Each line from the top of the listing through the one holding "return px / W" should be restated word for word, with nothing added and no pictures.
--- Provided material ---
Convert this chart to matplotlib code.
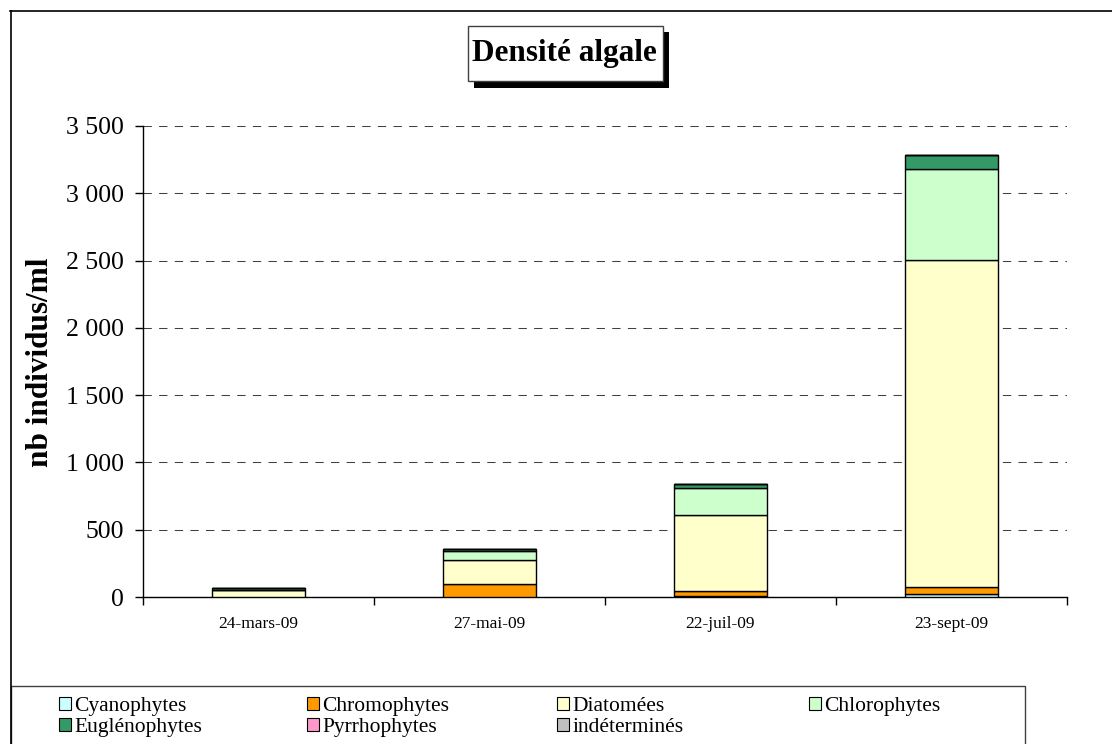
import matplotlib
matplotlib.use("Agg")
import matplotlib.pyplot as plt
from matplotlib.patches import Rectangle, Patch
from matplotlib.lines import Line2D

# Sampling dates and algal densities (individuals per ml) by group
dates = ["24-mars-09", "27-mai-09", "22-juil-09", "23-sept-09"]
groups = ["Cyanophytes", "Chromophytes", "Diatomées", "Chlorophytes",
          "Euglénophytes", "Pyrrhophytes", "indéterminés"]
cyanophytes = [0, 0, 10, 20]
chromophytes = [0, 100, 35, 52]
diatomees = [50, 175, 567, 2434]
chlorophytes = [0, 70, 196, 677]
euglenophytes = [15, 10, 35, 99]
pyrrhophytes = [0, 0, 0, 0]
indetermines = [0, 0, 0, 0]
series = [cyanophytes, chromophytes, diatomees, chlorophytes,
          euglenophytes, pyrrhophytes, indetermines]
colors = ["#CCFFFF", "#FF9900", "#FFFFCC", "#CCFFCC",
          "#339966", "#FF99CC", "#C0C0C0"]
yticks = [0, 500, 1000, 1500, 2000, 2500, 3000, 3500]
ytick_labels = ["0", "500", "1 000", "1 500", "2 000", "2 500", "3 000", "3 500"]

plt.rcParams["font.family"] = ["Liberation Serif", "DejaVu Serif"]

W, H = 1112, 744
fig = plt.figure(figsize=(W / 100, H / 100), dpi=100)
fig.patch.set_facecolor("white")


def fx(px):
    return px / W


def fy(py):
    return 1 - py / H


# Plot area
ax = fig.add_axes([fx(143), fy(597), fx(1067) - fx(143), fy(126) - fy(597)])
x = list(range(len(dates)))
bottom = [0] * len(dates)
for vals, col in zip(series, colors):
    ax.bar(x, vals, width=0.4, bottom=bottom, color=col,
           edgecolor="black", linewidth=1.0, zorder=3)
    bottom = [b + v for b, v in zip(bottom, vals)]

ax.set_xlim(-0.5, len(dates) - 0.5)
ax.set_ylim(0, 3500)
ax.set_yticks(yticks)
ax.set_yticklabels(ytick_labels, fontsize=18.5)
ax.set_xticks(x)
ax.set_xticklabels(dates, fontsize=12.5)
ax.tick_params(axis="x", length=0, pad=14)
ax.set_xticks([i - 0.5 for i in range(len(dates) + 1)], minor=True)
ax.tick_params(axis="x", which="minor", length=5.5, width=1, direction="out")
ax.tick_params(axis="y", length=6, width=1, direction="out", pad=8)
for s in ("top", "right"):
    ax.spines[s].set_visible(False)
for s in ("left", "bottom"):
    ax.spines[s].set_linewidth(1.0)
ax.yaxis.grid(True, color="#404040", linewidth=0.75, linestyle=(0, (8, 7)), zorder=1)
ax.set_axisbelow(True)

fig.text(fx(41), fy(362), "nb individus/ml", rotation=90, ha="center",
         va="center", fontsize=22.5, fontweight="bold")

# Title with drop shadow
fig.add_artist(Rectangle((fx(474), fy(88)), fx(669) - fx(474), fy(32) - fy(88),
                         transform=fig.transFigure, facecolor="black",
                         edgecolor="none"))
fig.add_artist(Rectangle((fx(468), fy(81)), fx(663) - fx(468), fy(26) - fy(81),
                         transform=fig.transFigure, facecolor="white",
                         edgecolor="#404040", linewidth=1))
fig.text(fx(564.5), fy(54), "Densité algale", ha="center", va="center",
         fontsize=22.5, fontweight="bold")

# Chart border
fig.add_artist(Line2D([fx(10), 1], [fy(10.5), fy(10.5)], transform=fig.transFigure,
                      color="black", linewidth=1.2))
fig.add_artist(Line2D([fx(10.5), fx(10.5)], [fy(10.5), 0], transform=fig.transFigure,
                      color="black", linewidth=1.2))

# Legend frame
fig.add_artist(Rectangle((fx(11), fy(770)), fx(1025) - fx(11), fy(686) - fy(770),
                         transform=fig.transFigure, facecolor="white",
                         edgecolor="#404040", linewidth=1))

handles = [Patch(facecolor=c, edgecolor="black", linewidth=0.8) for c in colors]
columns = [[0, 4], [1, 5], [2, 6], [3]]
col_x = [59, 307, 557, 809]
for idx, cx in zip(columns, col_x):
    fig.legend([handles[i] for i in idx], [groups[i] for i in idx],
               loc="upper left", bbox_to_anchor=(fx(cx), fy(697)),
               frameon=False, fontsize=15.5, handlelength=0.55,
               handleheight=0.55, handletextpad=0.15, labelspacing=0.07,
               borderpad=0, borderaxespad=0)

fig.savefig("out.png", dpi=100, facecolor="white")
---
_Reply_
Convert this chart to matplotlib code.
import matplotlib
matplotlib.use("Agg")
import matplotlib.pyplot as plt
from matplotlib.patches import Rectangle, Patch
from matplotlib.lines import Line2D

# Sampling dates and algal densities (individuals per ml) by group
dates = ["24-mars-09", "27-mai-09", "22-juil-09", "23-sept-09"]
groups = ["Cyanophytes", "Chromophytes", "Diatomées", "Chlorophytes",
          "Euglénophytes", "Pyrrhophytes", "indéterminés"]
cyanophytes = [0, 0, 10, 20]
chromophytes = [0, 100, 35, 52]
diatomees = [50, 175, 567, 2434]
chlorophytes = [0, 70, 196, 677]
euglenophytes = [15, 10, 35, 99]
pyrrhophytes = [0, 0, 0, 0]
indetermines = [0, 0, 0, 0]
series = [cyanophytes, chromophytes, diatomees, chlorophytes,
          euglenophytes, pyrrhophytes, indetermines]
colors = ["#CCFFFF", "#FF9900", "#FFFFCC", "#CCFFCC",
          "#339966", "#FF99CC", "#C0C0C0"]
yticks = [0, 500, 1000, 1500, 2000, 2500, 3000, 3500]
ytick_labels = ["0", "500", "1 000", "1 500", "2 000", "2 500", "3 000", "3 500"]

plt.rcParams["font.family"] = ["Liberation Serif", "DejaVu Serif"]

W, H = 1112, 744
fig = plt.figure(figsize=(W / 100, H / 100), dpi=100)
fig.patch.set_facecolor("white")


def fx(px):
    return px / W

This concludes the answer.